We engage in a rousing game of cat and mouse for 5 to 10 laps, both of us fighting for every inch of track, but he still remains ahead. I devise a plan to surprise him on the last lap by staying high on turn 8 to get a run on him down the straight and pass the Porsche before the checker waves.
However, I see the fast GT-1 cars are starting to appear in my mirror. As they approach, my plan is to let them by as quickly as possible so I can stay on the 911's rear bumper. But by the time the GT-1 cars work their way around us, the 911 creates a bigger gap than anticipated; as hard as I try, I can't catch him before the checkered flag is waved.
After all the pain and hard work of Saturday, I'm pleased with a fourth place finish and the car came home in working order. But the roller coaster ride doesn't end. I check the final results, where I see I've been bumped to second in class!
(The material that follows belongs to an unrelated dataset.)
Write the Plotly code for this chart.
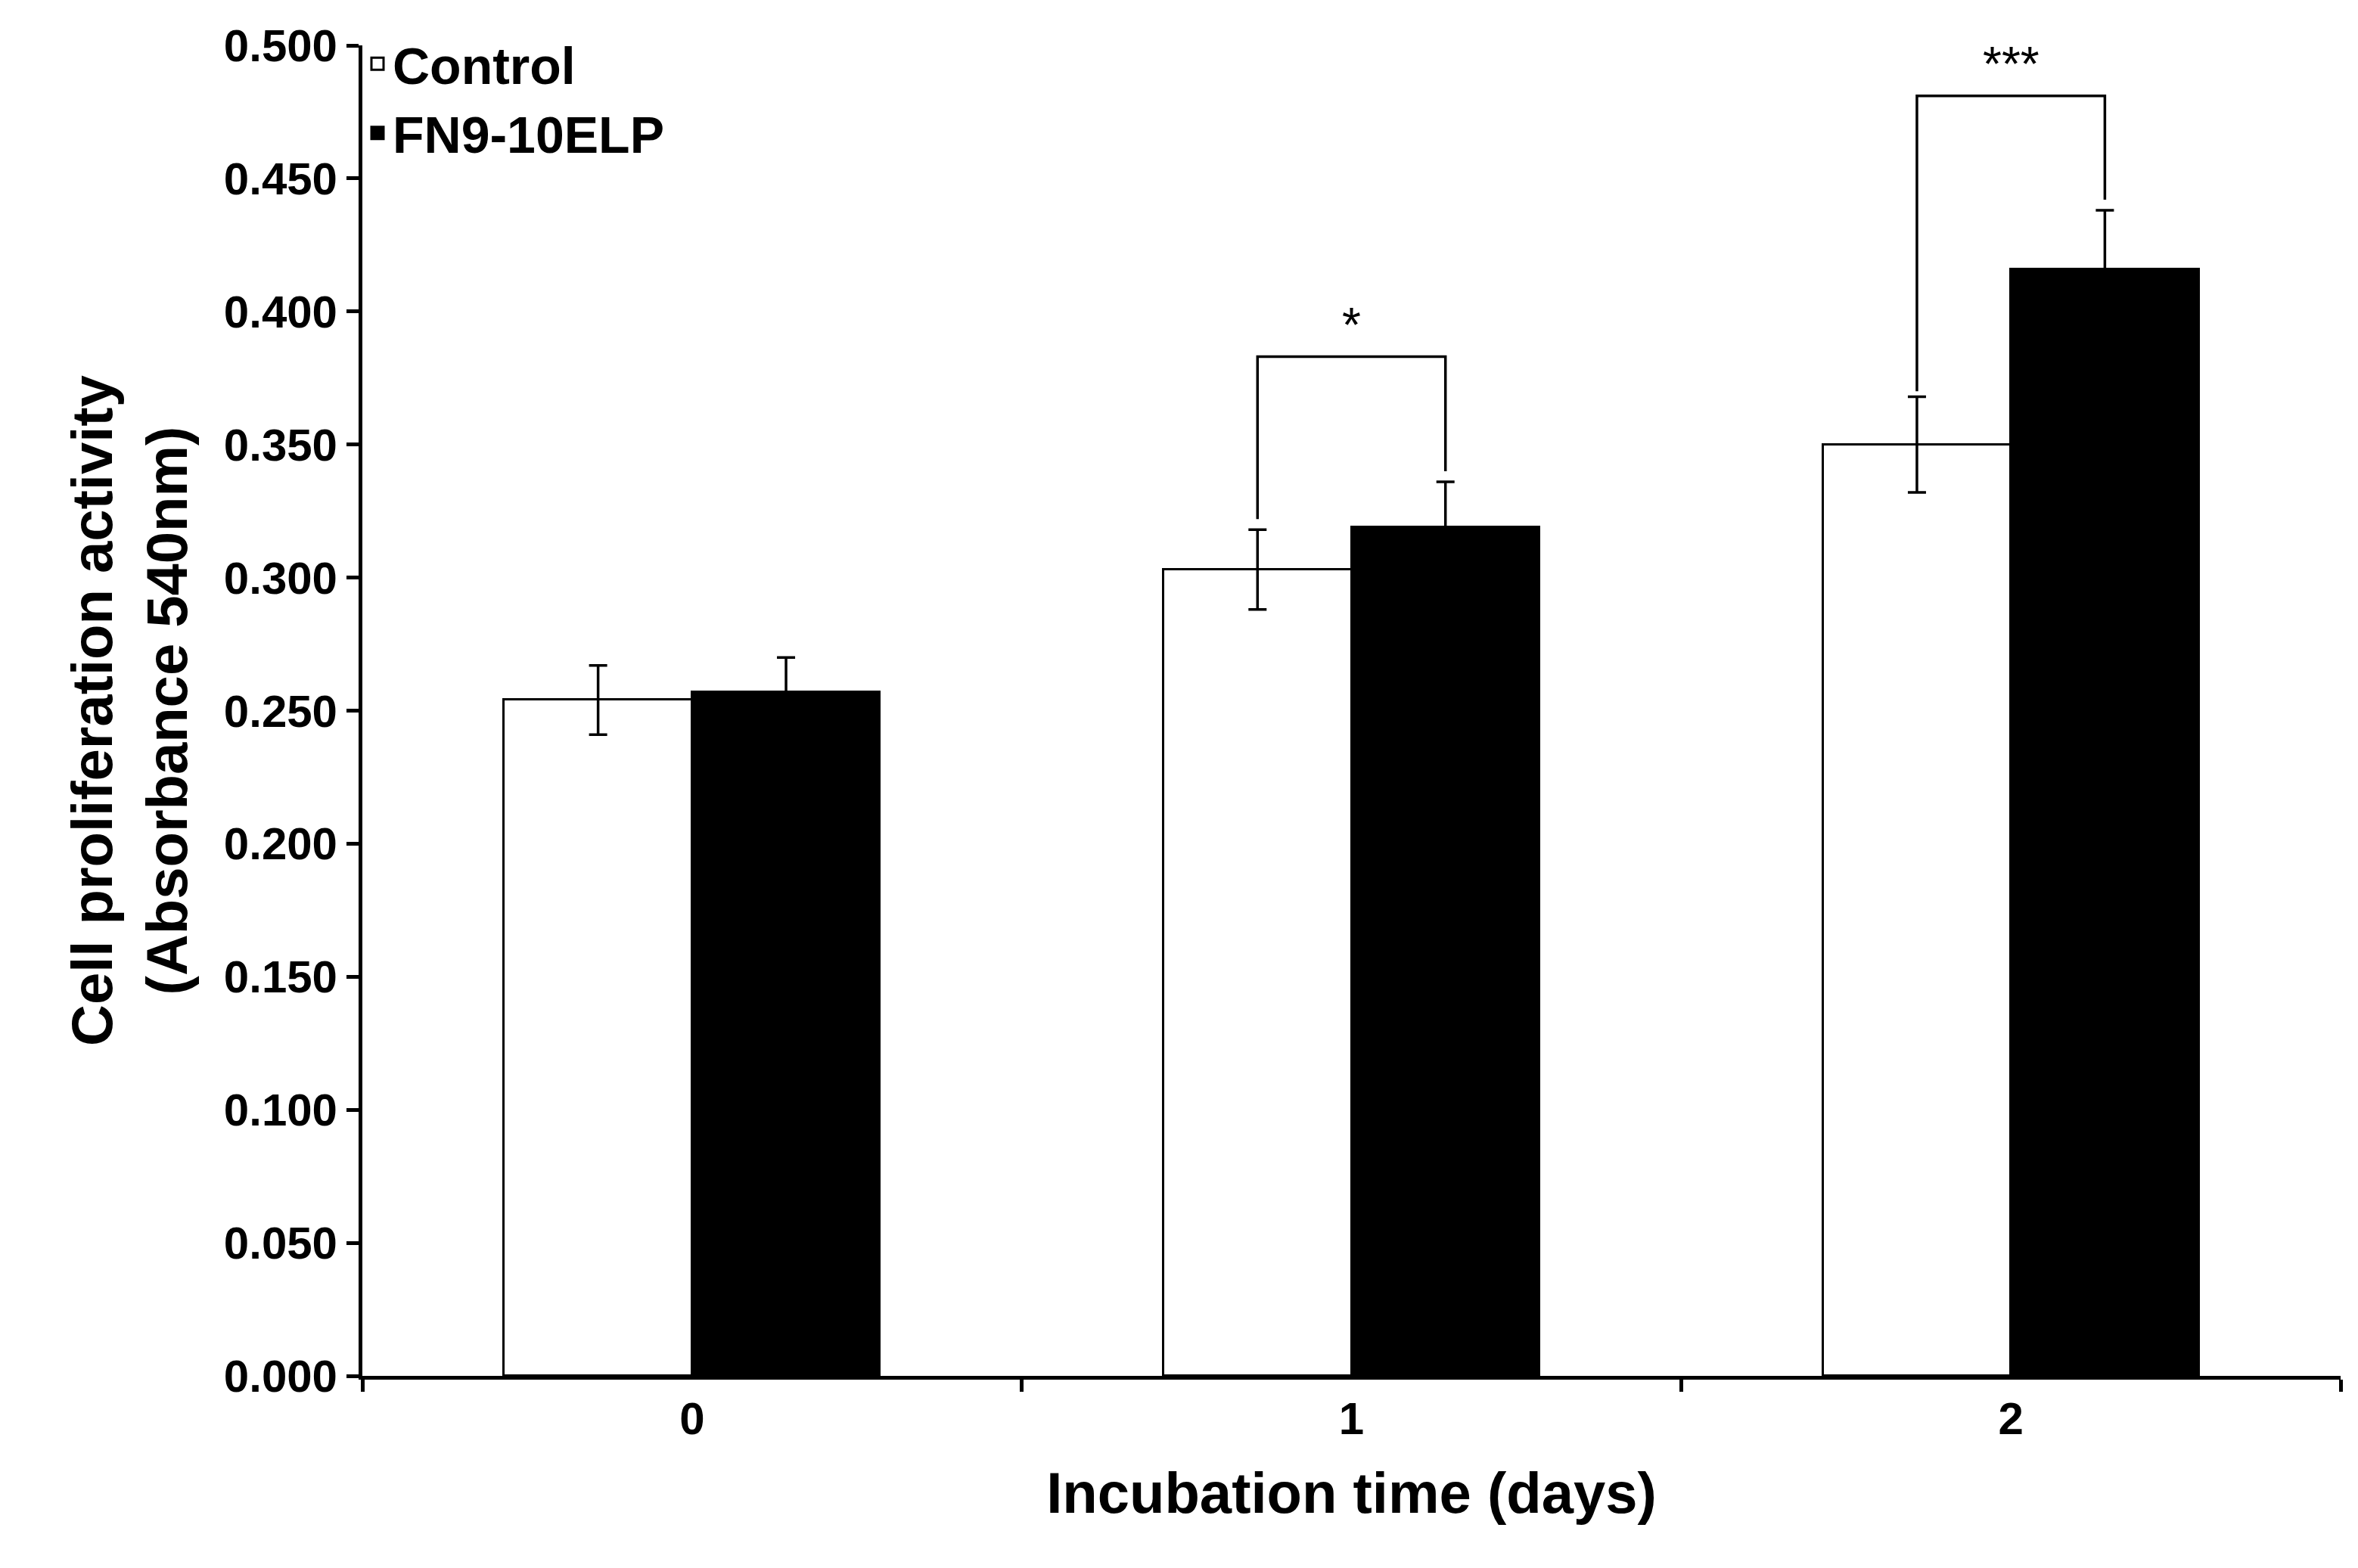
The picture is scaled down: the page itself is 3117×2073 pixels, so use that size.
import plotly.graph_objects as go

days = [0, 1, 2]
day_labels = ["0", "1", "2"]
control = [0.254, 0.303, 0.350]
control_err = [0.013, 0.015, 0.018]
fn = [0.257, 0.319, 0.416]
fn_err = [0.013, 0.017, 0.022]
sig_days = [1, 2]
sig_labels = ["*", "***"]
sig_left = [0.322, 0.370]
sig_top = [0.383, 0.481]
sig_right = [0.340, 0.442]

W = 0.285
font = "Liberation Sans, Arial, sans-serif"
fig = go.Figure()
fig.add_bar(x=days, y=control, name="Control", width=W, offset=-W, showlegend=False,
            marker=dict(color="white", line=dict(color="black", width=3)),
            error_y=dict(type="data", array=control_err, color="black", thickness=3.5, width=12))
fig.add_bar(x=days, y=fn, name="FN9-10ELP", width=W, offset=0, showlegend=False,
            marker=dict(color="black", line=dict(color="black", width=3)),
            error_y=dict(type="data", array=fn_err, color="black", thickness=3.5, width=12))
fig.add_scatter(x=[None], y=[None], mode="markers", name="Control",
                marker=dict(symbol="square", size=30, color="white", line=dict(color="black", width=3)))
fig.add_scatter(x=[None], y=[None], mode="markers", name="FN9-10ELP",
                marker=dict(symbol="square", size=30, color="black", line=dict(color="black", width=3)))

for d, lab, yl, yt, yr in zip(sig_days, sig_labels, sig_left, sig_top, sig_right):
    xl, xr = d - W / 2, d + W / 2
    fig.add_shape(type="path", path=f"M {xl},{yl} L {xl},{yt} L {xr},{yt} L {xr},{yr}",
                  line=dict(color="black", width=3.5))
    fig.add_annotation(x=d, y=yt, text=lab, showarrow=False, yanchor="bottom", yshift=4,
                       font=dict(family=font, size=64, color="black"))

fig.update_layout(
    width=3117, height=2073, plot_bgcolor="white", paper_bgcolor="white",
    margin=dict(l=471, r=31, t=52, b=262),
    bargap=0, showlegend=True,
    legend=dict(x=0.0, y=1.015, xanchor="left", yanchor="top", bgcolor="rgba(0,0,0,0)",
                font=dict(family=font, size=68, color="black", weight="bold"),
                tracegroupgap=50, itemwidth=30),
    font=dict(family=font, color="black"),
)
fig.update_xaxes(range=[-0.5, 2.5], tickvals=days, ticktext=day_labels, ticks="",
                 showline=True, linecolor="black", linewidth=5, showgrid=False, zeroline=False,
                 tickfont=dict(size=60, weight="bold"),
                 minor=dict(tick0=0.5, dtick=1, ticks="outside", ticklen=16, tickwidth=5, tickcolor="black"),
                 title=dict(text="Incubation time (days)", font=dict(size=76, weight="bold"), standoff=40))
fig.update_yaxes(range=[0, 0.5], dtick=0.05, tickformat=".3f", ticks="outside", ticklen=16, tickwidth=5,
                 tickcolor="black", showline=True, linecolor="black", linewidth=5, showgrid=False,
                 zeroline=False, tickfont=dict(size=60, weight="bold"),
                 title=dict(text="Cell proliferation activity<br>(Absorbance 540nm)",
                            font=dict(size=76, weight="bold"), standoff=25))
fig.write_html("out.html")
The 911SC and the E36 that were in front of me were both disqualified for technical infractions. Even though I may not have raced my way to the podium, after the week I've had, I gladly take the second place finish and second in the point standings.
With 10 more races left, it's going to be quite an interesting season considering how up and down the first race weekend was, but that's what makes wheel-to-wheel racing so fun and exciting. And while I may not be making a fortune in racing, I'm having a hell of a good time doing it.